--- ITEMS ---

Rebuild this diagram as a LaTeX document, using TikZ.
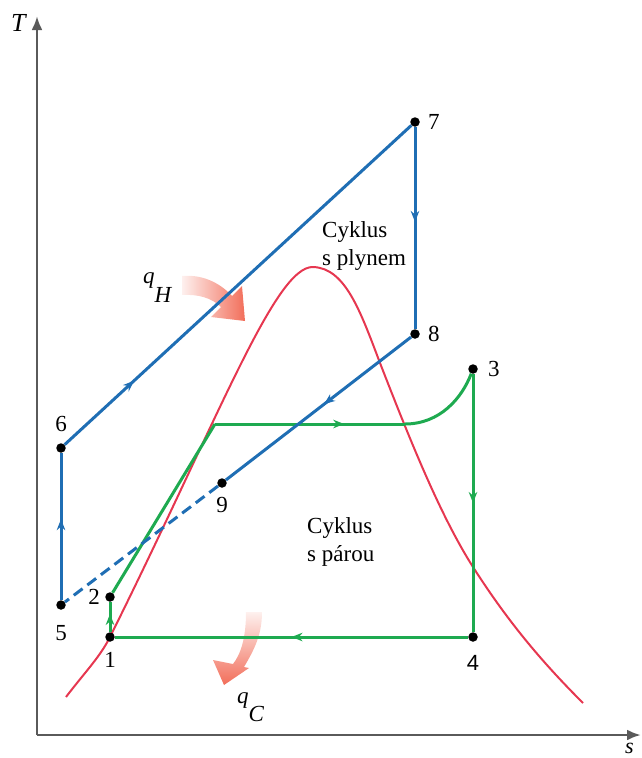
\documentclass[tikz,border=0pt]{standalone}
\usepackage{fontspec}
\setmainfont{Liberation Serif}
\newfontfamily\sansdigit{Liberation Sans}
\usetikzlibrary{arrows.meta,decorations.markings}

\definecolor{gasblue}{RGB}{31,110,180}
\definecolor{steamgreen}{RGB}{30,170,80}
\definecolor{domered}{RGB}{230,55,80}
\definecolor{heatred}{RGB}{242,110,90}
\definecolor{axisgray}{RGB}{90,90,90}

\begin{document}
\begin{tikzpicture}[x=1pt,y=-1pt,
    dot/.style={circle,fill=black,inner sep=0pt,minimum size=9.5pt},
    lbl/.style={inner sep=0pt,font=\fontsize{23}{28}\selectfont},
    gas/.style={gasblue,line width=3pt},
    steam/.style={steamgreen,line width=3pt},
    midarrow/.style={postaction={decorate},decoration={markings,
      mark=at position #1 with {\arrow{Stealth[length=11pt,width=8.5pt]}}}}]
  \useasboundingbox (0,0) rectangle (642,758);

  % axes
  \coordinate (O) at (37,735);
  \draw[axisgray,line width=2.8pt,-{Latex[length=14pt,width=11pt]}] (O) -- (37,16);
  \draw[axisgray,line width=2.8pt,-{Latex[length=14pt,width=11pt]}] (O) -- (641,735);
  \node[lbl,anchor=base west,font=\fontsize{26}{30}\selectfont\itshape] (Tlab) at (11,31) {T};
  \node[lbl,anchor=base west,font=\fontsize{22}{28}\selectfont\itshape] (slab) at (625,753) {s};

  % saturation dome
  \draw[domered,line width=2pt] (66,697) .. controls (85,672) and (100,657) .. (110,637)
    .. controls (218,420) and (275,266) .. (313,267)
    .. controls (345,268) and (360,310) .. (380,363)
    .. controls (410,440) and (440,515) .. (473,567)
    .. controls (510,625) and (545,665) .. (583,703);

  % heat in / heat out
  \shade[left color=heatred!10,right color=heatred]
    (182,276) .. controls (205,274) and (222,285) .. (232,296) -- (242,286)
    -- (245,321) -- (211,317) -- (221,307) .. controls (212,298) and (198,294) .. (182,295) -- cycle;
  \shade[top color=heatred!10,bottom color=heatred]
    (246,612) .. controls (246,640) and (240,655) .. (233,664) -- (213,660)
    -- (224,685) -- (249,668) -- (244,667) .. controls (254,650) and (262,635) .. (262,612) -- cycle;
  \node[lbl,anchor=base west] (qH) at (143,283) {\textit{q}\raisebox{-19pt}{\textit{H}}};
  \node[lbl,anchor=base west] (qC) at (237,703) {\textit{q}\raisebox{-18pt}{\textit{C}}};

  % state points
  \node[dot,label={[lbl,label distance=10pt]below:1}] (p1) at (110,637) {};
  \node[dot,label={[lbl,label distance=5pt]left:2}] (p2) at (110,597) {};
  \node[dot,label={[lbl,label distance=10pt]right:3}] (p3) at (473,369) {};
  \node[dot,label={[lbl,label distance=13pt,font=\fontsize{22}{28}\selectfont\sansdigit]below:4}] (p4) at (473,637) {};
  \node[dot,label={[lbl,label distance=15pt]below:5}] (p5) at (61,605) {};
  \node[dot,label={[lbl,label distance=11pt]above:6}] (p6) at (61,448) {};
  \node[dot,label={[lbl,label distance=8pt]right:7}] (p7) at (415,122) {};
  \node[dot,label={[lbl,label distance=8pt]right:8}] (p8) at (415,334) {};
  \node[dot,label={[lbl,label distance=9pt]below:9}] (p9) at (222,483) {};
  \coordinate (f) at (215,424);
  \coordinate (g) at (405,424);

  % steam cycle
  \draw[steam,midarrow=0.6] (p1) -- (p2);
  \draw[steam] (p2) -- (f);
  \draw[steam,midarrow=0.68] (f) -- (g);
  \draw[steam] (g) .. controls (440,424) and (462,398) .. (p3);
  \draw[steam,midarrow=0.5] (p3) -- (p4);
  \draw[steam,midarrow=0.5] (p4) -- (p1);

  % gas cycle
  \draw[gas,midarrow=0.55] (p5) -- (p6);
  \draw[gas,midarrow=0.2] (p6) -- (p7);
  \draw[gas,midarrow=0.47] (p7) -- (p8);
  \draw[gas,midarrow=0.47] (p8) -- (p9);
  \draw[gas,dash pattern=on 11pt off 6pt] (p9) -- (p5);

  \node[lbl,anchor=north west,align=left] (gascyc) at (322,221) {Cyklus\\s plynem};
  \node[lbl,anchor=north west,align=left] (steamcyc) at (307,517) {Cyklus\\s párou};
\end{tikzpicture}
\end{document}
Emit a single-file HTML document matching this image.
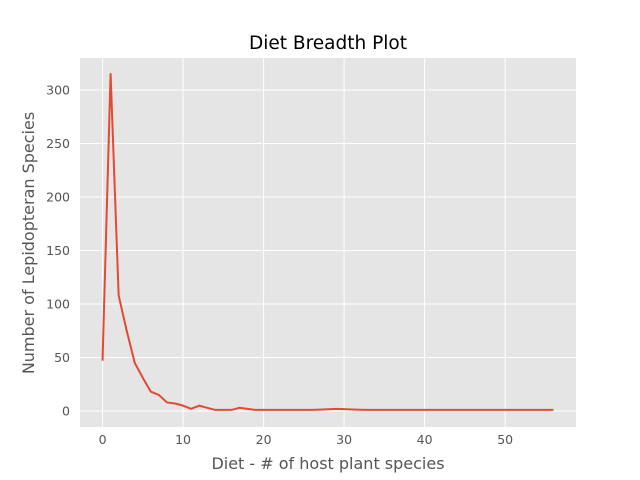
<!DOCTYPE html>
<html><head><meta charset="utf-8"><style>
body{margin:0;background:#fff;}
svg{display:block;font-family:"DejaVu Sans","Liberation Sans",sans-serif;}
</style></head><body>
<svg id="chart" width="640" height="480"></svg>
<script>
const xValues=[0,1,2,3,4,5,6,7,8,9,10,11,12,13,14,15,16,17,18,19,20,21,22,23,24,25,26,27,28,29,30,31,32,33,34,35,36,37,38,39,40,41,42,43,44,45,46,47,48,49,50,51,52,53,54,55,56];
const yValues=[47,315,108,75,45,31,18,15,8,7,5,2,5,3,1,1,1,3,2,1,1,1,1,1,1,1,1,1.3,1.6,2,1.7,1.4,1.2,1,1,1,1,1,1,1,1,1,1,1,1,1,1,1,1,1,1,1,1,1,1,1,1];
const xTicks=[0,10,20,30,40,50];
const yTicks=[0,50,100,150,200,250,300];
const NS="http://www.w3.org/2000/svg";
const svg=document.getElementById('chart');
const L=80,R=576,T=58,B=427;
const x0=-2.8,x1=58.8,y0=-15.75,y1=330.75;
const sx=v=>L+(v-x0)/(x1-x0)*(R-L);
const sy=v=>411-v*1.07;
function mk(tag,attrs,parent){const e=document.createElementNS(NS,tag);for(const k in attrs)e.setAttribute(k,attrs[k]);(parent||svg).appendChild(e);return e;}
const bg=mk('rect',{x:L,y:T,width:R-L,height:B-T,fill:'#e5e5e5'});


xTicks.forEach(t=>{
  const g=mk('line',{x1:sx(t),x2:sx(t),y1:T,y2:B,stroke:'#fff','stroke-width':1});
  
  
  const tx=mk('text',{x:sx(t),y:B+17,'text-anchor':'middle','font-size':12.5,fill:'#555'});
  tx.textContent=t;
  
  
});
yTicks.forEach(t=>{
  const g=mk('line',{x1:L,x2:R,y1:sy(t),y2:sy(t),stroke:'#fff','stroke-width':1});
  
  
  const tx=mk('text',{x:L-10,y:sy(t)+4.5,'text-anchor':'end','font-size':12.5,fill:'#555'});
  tx.textContent=t;
  
  
});
const line=mk('polyline',{points:xValues.map((v,i)=>sx(v)+','+sy(yValues[i])).join(' '),fill:'none',stroke:'#e24a33','stroke-width':2,'stroke-linejoin':'round'});


const title=mk('text',{x:(L+R)/2,y:49,'text-anchor':'middle','font-size':18.5,fill:'#000'});
title.textContent='Diet Breadth Plot';


const xl=mk('text',{x:(L+R)/2,y:469,'text-anchor':'middle','font-size':16,fill:'#555'});
xl.textContent='Diet - # of host plant species';


const yl=mk('text',{x:0,y:0,'text-anchor':'middle','font-size':16,fill:'#555',transform:`translate(34,243) rotate(-90)`});
yl.textContent='Number of Lepidopteran Species';


</script>
</body></html>
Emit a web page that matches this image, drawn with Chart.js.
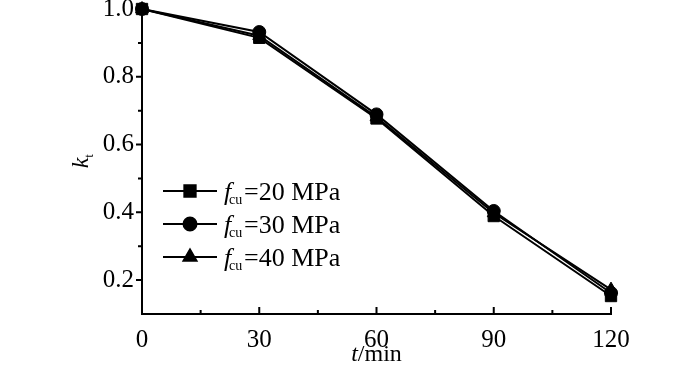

---

### PROBLEM TO SOLVE
Quote the data above in full, leaving out the pictures it holds.

### FINAL RESULT
Rebuild this diagram as a LaTeX document, using TikZ.
\documentclass[tikz,border=0pt]{standalone}
\usepackage{fontspec}
\setmainfont{Liberation Serif}
\newfontfamily\sansdigit{Liberation Sans}
\usetikzlibrary{arrows.meta,decorations.markings}

\definecolor{gasblue}{RGB}{31,110,180}
\definecolor{steamgreen}{RGB}{30,170,80}
\definecolor{domered}{RGB}{230,55,80}
\definecolor{heatred}{RGB}{242,110,90}
\definecolor{axisgray}{RGB}{90,90,90}

\begin{document}
\begin{tikzpicture}[x=1pt,y=-1pt,
    dot/.style={circle,fill=black,inner sep=0pt,minimum size=9.5pt},
    lbl/.style={inner sep=0pt,font=\fontsize{23}{28}\selectfont},
    gas/.style={gasblue,line width=3pt},
    steam/.style={steamgreen,line width=3pt},
    midarrow/.style={postaction={decorate},decoration={markings,
      mark=at position #1 with {\arrow{Stealth[length=11pt,width=8.5pt]}}}}]
  \useasboundingbox (0,0) rectangle (642,758);

  % axes
  \coordinate (O) at (37,735);
  \draw[axisgray,line width=2.8pt,-{Latex[length=14pt,width=11pt]}] (O) -- (37,16);
  \draw[axisgray,line width=2.8pt,-{Latex[length=14pt,width=11pt]}] (O) -- (641,735);
  \node[lbl,anchor=base west,font=\fontsize{26}{30}\selectfont\itshape] (Tlab) at (11,31) {T};
  \node[lbl,anchor=base west,font=\fontsize{22}{28}\selectfont\itshape] (slab) at (625,753) {s};

  % saturation dome
  \draw[domered,line width=2pt] (66,697) .. controls (85,672) and (100,657) .. (110,637)
    .. controls (218,420) and (275,266) .. (313,267)
    .. controls (345,268) and (360,310) .. (380,363)
    .. controls (410,440) and (440,515) .. (473,567)
    .. controls (510,625) and (545,665) .. (583,703);

  % heat in / heat out
  \shade[left color=heatred!10,right color=heatred]
    (182,276) .. controls (205,274) and (222,285) .. (232,296) -- (242,286)
    -- (245,321) -- (211,317) -- (221,307) .. controls (212,298) and (198,294) .. (182,295) -- cycle;
  \shade[top color=heatred!10,bottom color=heatred]
    (246,612) .. controls (246,640) and (240,655) .. (233,664) -- (213,660)
    -- (224,685) -- (249,668) -- (244,667) .. controls (254,650) and (262,635) .. (262,612) -- cycle;
  \node[lbl,anchor=base west] (qH) at (143,283) {\textit{q}\raisebox{-19pt}{\textit{H}}};
  \node[lbl,anchor=base west] (qC) at (237,703) {\textit{q}\raisebox{-18pt}{\textit{C}}};

  % state points
  \node[dot,label={[lbl,label distance=10pt]below:1}] (p1) at (110,637) {};
  \node[dot,label={[lbl,label distance=5pt]left:2}] (p2) at (110,597) {};
  \node[dot,label={[lbl,label distance=10pt]right:3}] (p3) at (473,369) {};
  \node[dot,label={[lbl,label distance=13pt,font=\fontsize{22}{28}\selectfont\sansdigit]below:4}] (p4) at (473,637) {};
  \node[dot,label={[lbl,label distance=15pt]below:5}] (p5) at (61,605) {};
  \node[dot,label={[lbl,label distance=11pt]above:6}] (p6) at (61,448) {};
  \node[dot,label={[lbl,label distance=8pt]right:7}] (p7) at (415,122) {};
  \node[dot,label={[lbl,label distance=8pt]right:8}] (p8) at (415,334) {};
  \node[dot,label={[lbl,label distance=9pt]below:9}] (p9) at (222,483) {};
  \coordinate (f) at (215,424);
  \coordinate (g) at (405,424);

  % steam cycle
  \draw[steam,midarrow=0.6] (p1) -- (p2);
  \draw[steam] (p2) -- (f);
  \draw[steam,midarrow=0.68] (f) -- (g);
  \draw[steam] (g) .. controls (440,424) and (462,398) .. (p3);
  \draw[steam,midarrow=0.5] (p3) -- (p4);
  \draw[steam,midarrow=0.5] (p4) -- (p1);

  % gas cycle
  \draw[gas,midarrow=0.55] (p5) -- (p6);
  \draw[gas,midarrow=0.2] (p6) -- (p7);
  \draw[gas,midarrow=0.47] (p7) -- (p8);
  \draw[gas,midarrow=0.47] (p8) -- (p9);
  \draw[gas,dash pattern=on 11pt off 6pt] (p9) -- (p5);

  \node[lbl,anchor=north west,align=left] (gascyc) at (322,221) {Cyklus\\s plynem};
  \node[lbl,anchor=north west,align=left] (steamcyc) at (307,517) {Cyklus\\s párou};
\end{tikzpicture}
\end{document}
Emit a single-file HTML document matching this image.
<!DOCTYPE html>
<html><head><meta charset="utf-8"><style>
body{margin:0;background:#fff;}
svg{display:block;font-family:"DejaVu Sans","Liberation Sans",sans-serif;}
</style></head><body>
<svg id="chart" width="640" height="480"></svg>
<script>
const xValues=[0,1,2,3,4,5,6,7,8,9,10,11,12,13,14,15,16,17,18,19,20,21,22,23,24,25,26,27,28,29,30,31,32,33,34,35,36,37,38,39,40,41,42,43,44,45,46,47,48,49,50,51,52,53,54,55,56];
const yValues=[47,315,108,75,45,31,18,15,8,7,5,2,5,3,1,1,1,3,2,1,1,1,1,1,1,1,1,1.3,1.6,2,1.7,1.4,1.2,1,1,1,1,1,1,1,1,1,1,1,1,1,1,1,1,1,1,1,1,1,1,1,1];
const xTicks=[0,10,20,30,40,50];
const yTicks=[0,50,100,150,200,250,300];
const NS="http://www.w3.org/2000/svg";
const svg=document.getElementById('chart');
const L=80,R=576,T=58,B=427;
const x0=-2.8,x1=58.8,y0=-15.75,y1=330.75;
const sx=v=>L+(v-x0)/(x1-x0)*(R-L);
const sy=v=>411-v*1.07;
function mk(tag,attrs,parent){const e=document.createElementNS(NS,tag);for(const k in attrs)e.setAttribute(k,attrs[k]);(parent||svg).appendChild(e);return e;}
const bg=mk('rect',{x:L,y:T,width:R-L,height:B-T,fill:'#e5e5e5'});


xTicks.forEach(t=>{
  const g=mk('line',{x1:sx(t),x2:sx(t),y1:T,y2:B,stroke:'#fff','stroke-width':1});
  
  
  const tx=mk('text',{x:sx(t),y:B+17,'text-anchor':'middle','font-size':12.5,fill:'#555'});
  tx.textContent=t;
  
  
});
yTicks.forEach(t=>{
  const g=mk('line',{x1:L,x2:R,y1:sy(t),y2:sy(t),stroke:'#fff','stroke-width':1});
  
  
  const tx=mk('text',{x:L-10,y:sy(t)+4.5,'text-anchor':'end','font-size':12.5,fill:'#555'});
  tx.textContent=t;
  
  
});
const line=mk('polyline',{points:xValues.map((v,i)=>sx(v)+','+sy(yValues[i])).join(' '),fill:'none',stroke:'#e24a33','stroke-width':2,'stroke-linejoin':'round'});


const title=mk('text',{x:(L+R)/2,y:49,'text-anchor':'middle','font-size':18.5,fill:'#000'});
title.textContent='Diet Breadth Plot';


const xl=mk('text',{x:(L+R)/2,y:469,'text-anchor':'middle','font-size':16,fill:'#555'});
xl.textContent='Diet - # of host plant species';


const yl=mk('text',{x:0,y:0,'text-anchor':'middle','font-size':16,fill:'#555',transform:`translate(34,243) rotate(-90)`});
yl.textContent='Number of Lepidopteran Species';


</script>
</body></html>
Emit a web page that matches this image, drawn with Chart.js.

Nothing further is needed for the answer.